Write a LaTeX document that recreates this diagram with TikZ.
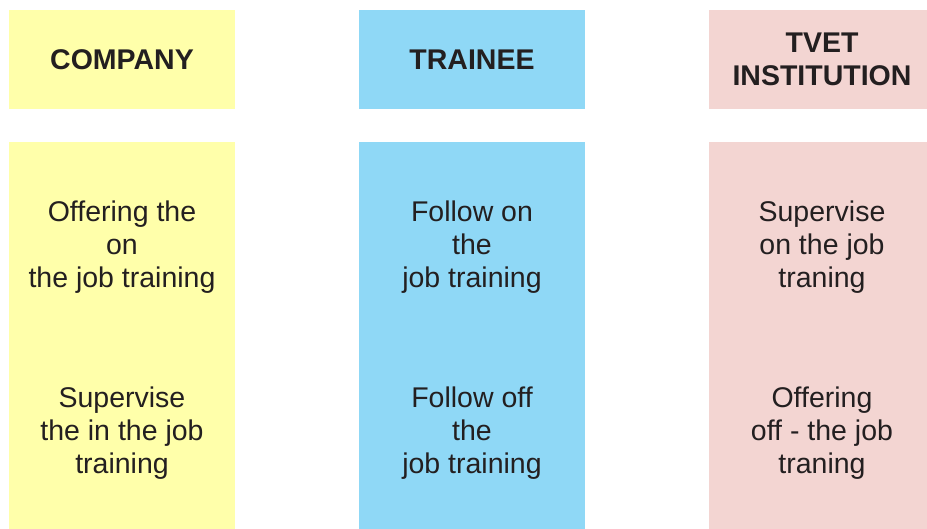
\documentclass[tikz,border=0pt]{standalone}
\usepackage{fontspec}
\setmainfont{Liberation Sans}
\usepackage{xcolor}
\usepackage{tikz}

\definecolor{companycol}{HTML}{FFFFAA}
\definecolor{traineecol}{HTML}{8FD8F6}
\definecolor{tvetcol}{HTML}{F3D5D2}
\definecolor{inkcol}{HTML}{231F20}

\tikzset{
    head/.style = {rectangle, inner sep=0pt, minimum width=226pt, minimum height=99pt,
        align=center, text=inkcol, font=\fontsize{28.5}{33}\selectfont\bfseries},
    column/.style = {rectangle, inner sep=0pt, minimum width=226pt, minimum height=387pt},
    duty/.style = {align=center, text=inkcol, font=\fontsize{28.5}{33}\selectfont}
}

\begin{document}
\begin{tikzpicture}[x=1pt, y=1pt]
        \useasboundingbox (0, 0) rectangle (927, -529);
        \clip (0, 0) rectangle (927, -529);
        % headers
        \node (company) at (122, -59.5) [head, fill = companycol] {COMPANY};
        \node (trainee) at (472, -59.5) [head, fill = traineecol] {TRAINEE};
        \node (tvet) at (822, -59.5) [head, fill = tvetcol] {TVET\\INSTITUTION};
        % columns below
        \node (company body) at (122, -335.5) [column, fill = companycol] {};
        \node (trainee body) at (472, -335.5) [column, fill = traineecol] {};
        \node (tvet body) at (822, -335.5) [column, fill = tvetcol] {};
        % what each side does
        \node (company on) at (122, -247) [duty] {Offering the\\on\\the job training};
        \node (company off) at (122, -433) [duty] {Supervise\\the in the job\\training};
        \node (trainee on) at (472, -247) [duty] {Follow on\\the\\job training};
        \node (trainee off) at (472, -433) [duty] {Follow off\\the\\job training};
        \node (tvet on) at (822, -247) [duty] {Supervise\\on the job\\traning};
        \node (tvet off) at (822, -433) [duty] {Offering\\off - the job\\traning};
    \end{tikzpicture}
\end{document}
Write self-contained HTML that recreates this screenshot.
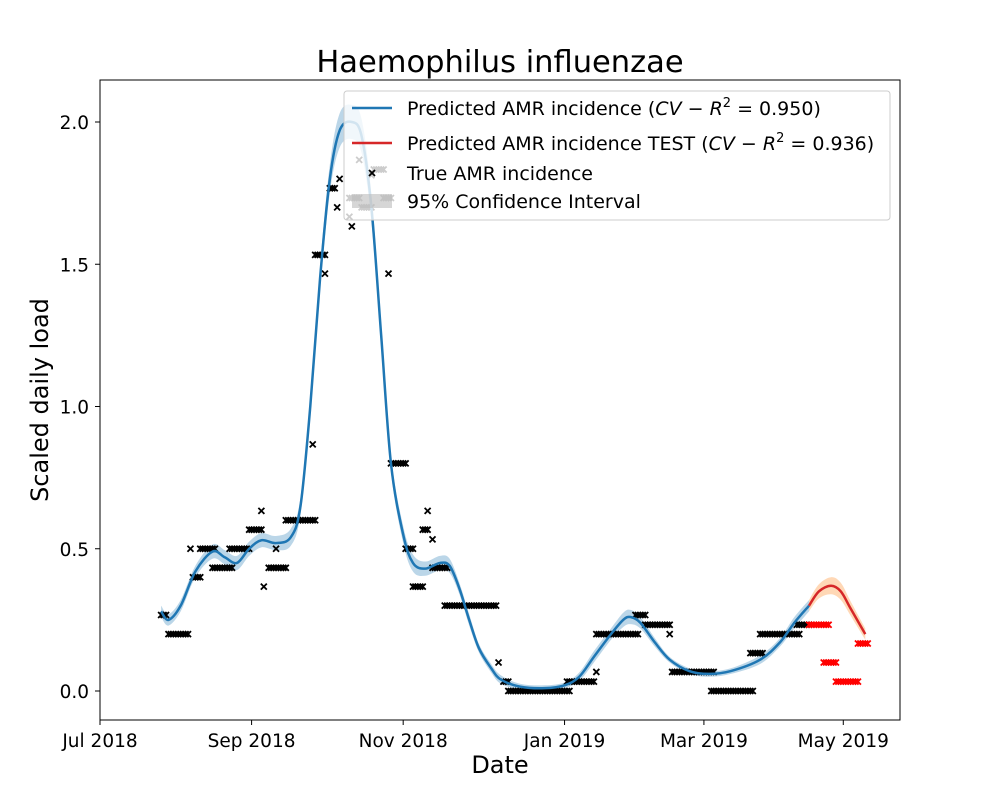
<!DOCTYPE html>
<html><head><meta charset="utf-8"><style>
body{margin:0;background:#fff}
svg text{font-family:"DejaVu Sans","Liberation Sans",sans-serif}
</style></head><body>
<svg id="chart" width="1000" height="800" xmlns="http://www.w3.org/2000/svg">
<rect width="1000" height="800" fill="#fff"/>
<text x="500" y="72" font-size="30.5" text-anchor="middle">Haemophilus influenzae</text>
<g id="plot"></g>
<rect x="100" y="80" width="800" height="640" fill="none" stroke="#000" stroke-width="1"/>
<g id="ticks"></g>
<text x="500" y="773" font-size="24" text-anchor="middle">Date</text>
<text transform="translate(48,400) rotate(-90)" font-size="24" text-anchor="middle">Scaled daily load</text>
<g>
<rect x="344" y="91" width="546" height="129" rx="3" fill="#fff" fill-opacity="0.8" stroke="#ccc"/>
<line x1="352" y1="108" x2="392" y2="108" stroke="#1f77b4" stroke-width="2.5"/>
<text x="407" y="115" font-size="19">Predicted AMR incidence (<tspan font-style="italic">CV</tspan> − <tspan font-style="italic">R</tspan><tspan font-size="13" dy="-8">2</tspan><tspan dy="8"> = 0.950)</tspan></text>
<line x1="352" y1="143" x2="392" y2="143" stroke="#d62728" stroke-width="2.5"/>
<text x="407" y="150" font-size="19">Predicted AMR incidence TEST (<tspan font-style="italic">CV</tspan> − <tspan font-style="italic">R</tspan><tspan font-size="13" dy="-8">2</tspan><tspan dy="8"> = 0.936)</tspan></text>
<path d="M369,170 l6,6 M375,170 l-6,6" stroke="#000" stroke-width="1.8"/>
<text x="407" y="180" font-size="19">True AMR incidence</text>
<rect x="352" y="194" width="40" height="14" fill="#bbb" fill-opacity="0.6"/>
<text x="407" y="208" font-size="19">95% Confidence Interval</text>
</g>
</svg>
<script>
const tickLabelsX=["Jul 2018","Sep 2018","Nov 2018","Jan 2019","Mar 2019","May 2019"];
const tickDaysX=[0,62,124,190,247,304];
const tickValuesY=[0,0.5,1.0,1.5,2.0];
const tickLabelsY=["0.0","0.5","1.0","1.5","2.0"];
// observed segments: start day, end day, value
const obsStart=[25,28,37,38,41,46,53,61,66,67,69,72,76,87,88,92,94,97,98,102,103,102,106,107,111,112,116,118,119,125,128,132,134,136,136,141,163,165,167,191,203,203,219,223,233,234,250,266,270,285];
const obsEnd=  [27,36,37,41,47,54,61,66,66,67,76,72,88,87,92,92,96,97,98,102,103,106,106,111,111,116,119,118,125,128,132,134,134,136,142,162,163,167,192,202,203,220,223,233,233,251,267,271,286,290];
const obsVal=  [0.267,0.2,0.5,0.4,0.5,0.433,0.5,0.567,0.633,0.367,0.433,0.5,0.6,0.867,1.533,1.467,1.767,1.7,1.8,1.667,1.633,1.733,1.867,1.7,1.813,1.833,1.733,1.467,0.8,0.5,0.367,0.567,0.633,0.533,0.433,0.3,0.1,0.033,0,0.033,0.067,0.2,0.267,0.233,0.2,0.067,0,0.133,0.2,0.233];
const testStart=[290,296,301,310];
const testEnd=[298,301,310,314];
const testVal=[0.233,0.1,0.033,0.167];
const predDays=[25,28,33,39,46,51,56,61,66,72,78,82,86,90,94,98,103,107,111,115,119,124,128,133,139,143,147,151,155,160,164,172,182,190,196,202,209,214,217,221,227,233,241,249,258,270,278,284,290];
const predVals=[0.28,0.25,0.30,0.42,0.49,0.47,0.45,0.50,0.53,0.52,0.54,0.65,1.0,1.45,1.80,1.97,2.0,1.95,1.7,1.25,0.8,0.55,0.45,0.43,0.45,0.44,0.36,0.25,0.15,0.08,0.04,0.015,0.01,0.02,0.05,0.12,0.20,0.25,0.26,0.24,0.17,0.11,0.07,0.06,0.07,0.11,0.17,0.24,0.30];
const ciHalf=[0.02,0.02,0.02,0.02,0.025,0.025,0.025,0.025,0.025,0.025,0.03,0.03,0.03,0.04,0.05,0.06,0.06,0.06,0.05,0.04,0.03,0.03,0.03,0.025,0.025,0.025,0.02,0.02,0.015,0.015,0.015,0.01,0.01,0.01,0.015,0.02,0.02,0.025,0.025,0.02,0.015,0.01,0.01,0.01,0.01,0.015,0.015,0.02,0.02];
const testDays=[290,294,299,303,307,313];
const testPred=[0.30,0.35,0.37,0.35,0.29,0.20];
const testCi=[0.02,0.025,0.03,0.03,0.025,0.02];

const NS="http://www.w3.org/2000/svg";
const X=d=>100+d*2.445;
const Y=v=>691-v*284.5;
const plot=document.getElementById('plot'), ticks=document.getElementById('ticks');
function mk(t,a,p){const e=document.createElementNS(NS,t);for(const k in a)e.setAttribute(k,a[k]);p.appendChild(e);return e;}
function smooth(xs,ys){let d=`M${X(xs[0])},${Y(ys[0])}`;for(let i=1;i<xs.length;i++){const x0=X(xs[i-1]),y0=Y(ys[i-1]),x1=X(xs[i]),y1=Y(ys[i]);const xp=i>1?X(xs[i-2]):x0,yp=i>1?Y(ys[i-2]):y0;const xn=i<xs.length-1?X(xs[i+1]):x1,yn=i<xs.length-1?Y(ys[i+1]):y1;d+=` C${x0+(x1-xp)/6},${y0+(y1-yp)/6} ${x1-(xn-x0)/6},${y1-(yn-y0)/6} ${x1},${y1}`;}return d;}
function band(xs,ys,h){const up=ys.map((v,i)=>v+h[i]),lo=ys.map((v,i)=>v-h[i]);const rx=xs.slice().reverse(),rl=lo.slice().reverse();return smooth(xs,up)+" L"+smooth(rx,rl).slice(1)+" Z";}
let e;
e=mk('path',{d:band(predDays,predVals,ciHalf),fill:'#1f77b4','fill-opacity':0.3},plot);


e=mk('path',{d:band(testDays,testPred,testCi),fill:'#ff7f0e','fill-opacity':0.3},plot);


function marks(st,en,va,col,name){for(let i=0;i<st.length;i++){for(let d=st[i];d<=en[i];d++){const x=X(d),y=Y(va[i]);const m=mk('path',{d:`M${x-3},${y-3} l6,6 M${x+3},${y-3} l-6,6`,stroke:col,'stroke-width':1.8},plot);

}}}
marks(obsStart,obsEnd,obsVal,'#000','true-point');
marks(testStart,testEnd,testVal,'#ff0000','test-point');
e=mk('path',{d:smooth(predDays,predVals),fill:'none',stroke:'#1f77b4','stroke-width':2.5},plot);


e=mk('path',{d:smooth(testDays,testPred),fill:'none',stroke:'#d62728','stroke-width':2.5},plot);


tickDaysX.forEach((d,i)=>{const x=X(d);mk('line',{x1:x,y1:720,x2:x,y2:725,stroke:'#000'},ticks);
const t=mk('text',{x:x,y:747,'font-size':18.5,'text-anchor':'middle'},ticks);t.textContent=tickLabelsX[i];

});
tickValuesY.forEach((v,i)=>{const y=Y(v);mk('line',{x1:95,y1:y,x2:100,y2:y,stroke:'#000'},ticks);
const t=mk('text',{x:89,y:y+7,'font-size':18.5,'text-anchor':'end'},ticks);t.textContent=tickLabelsY[i];

});
</script>
</body></html>
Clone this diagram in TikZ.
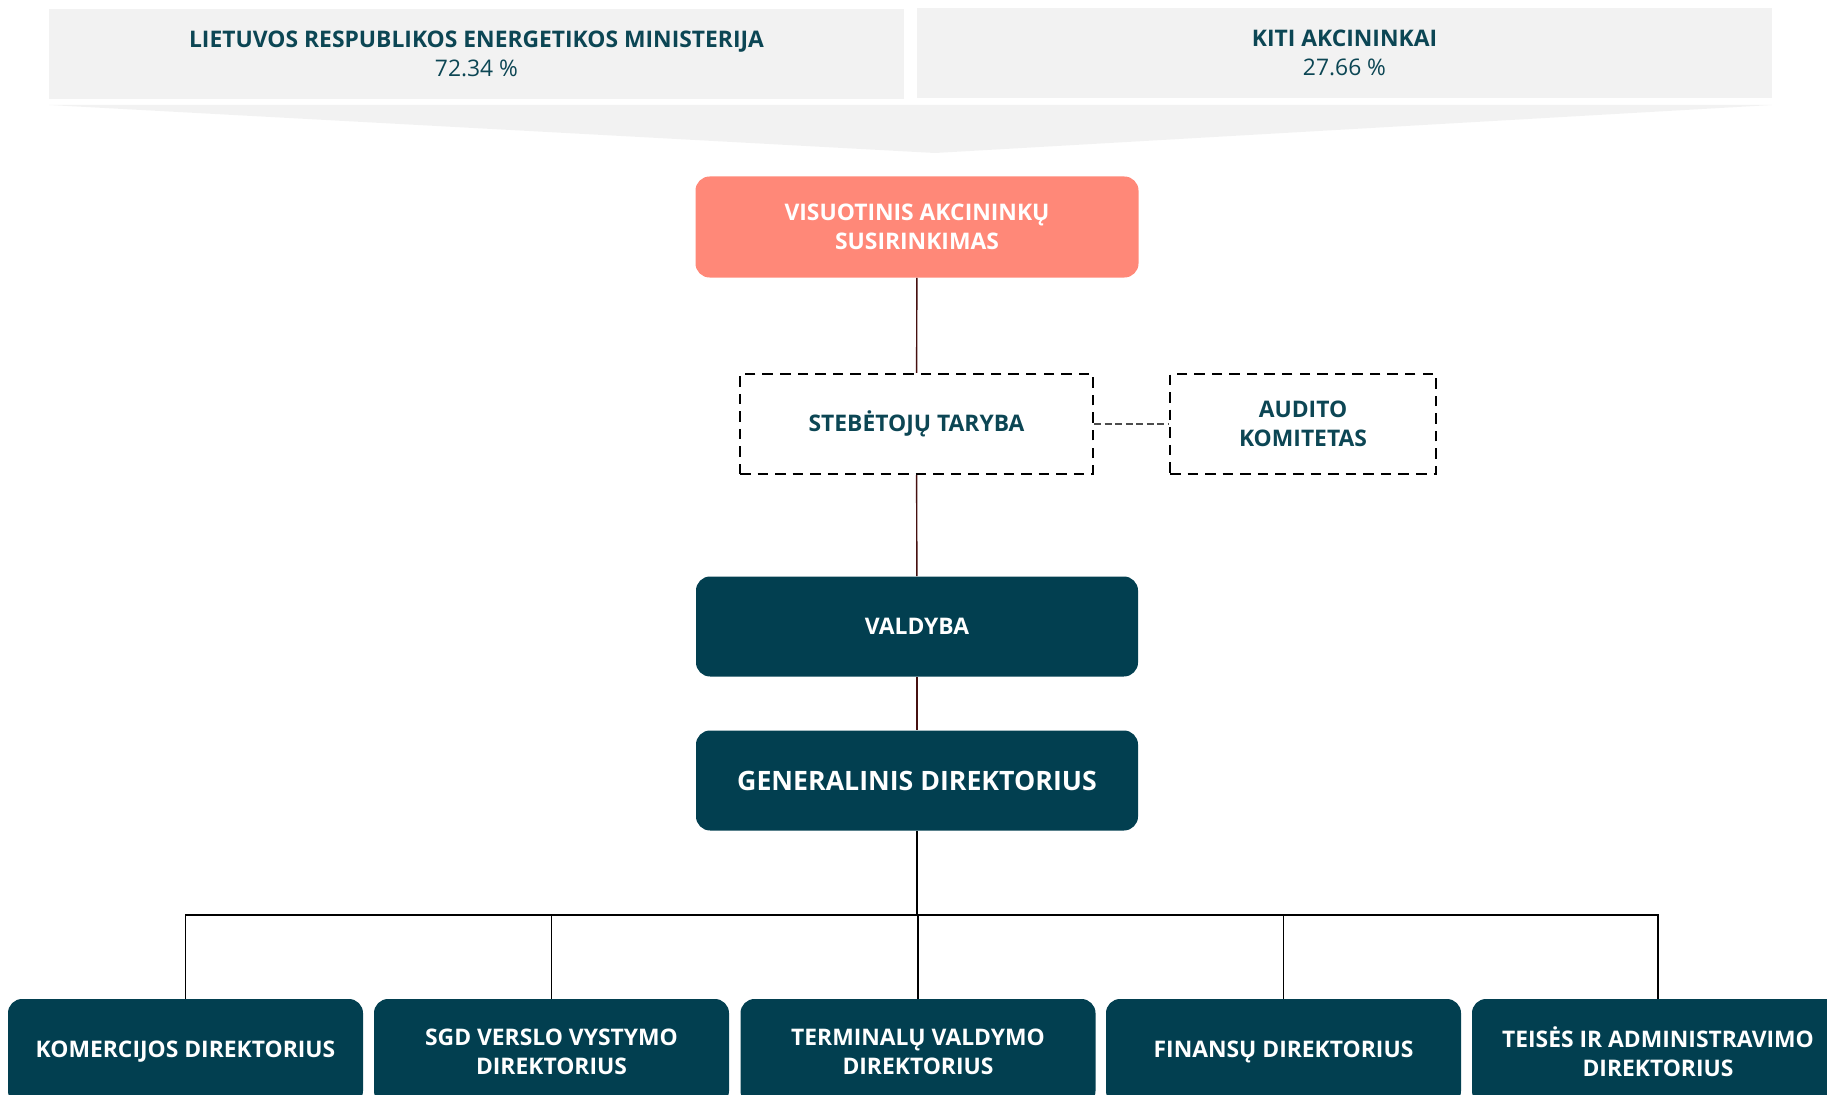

------------------------------------

▸ TASK INSTRUCTIONS
Work out how many lines of the data above hold the word "this", and write only the count.

▸ THE RESPONSE
3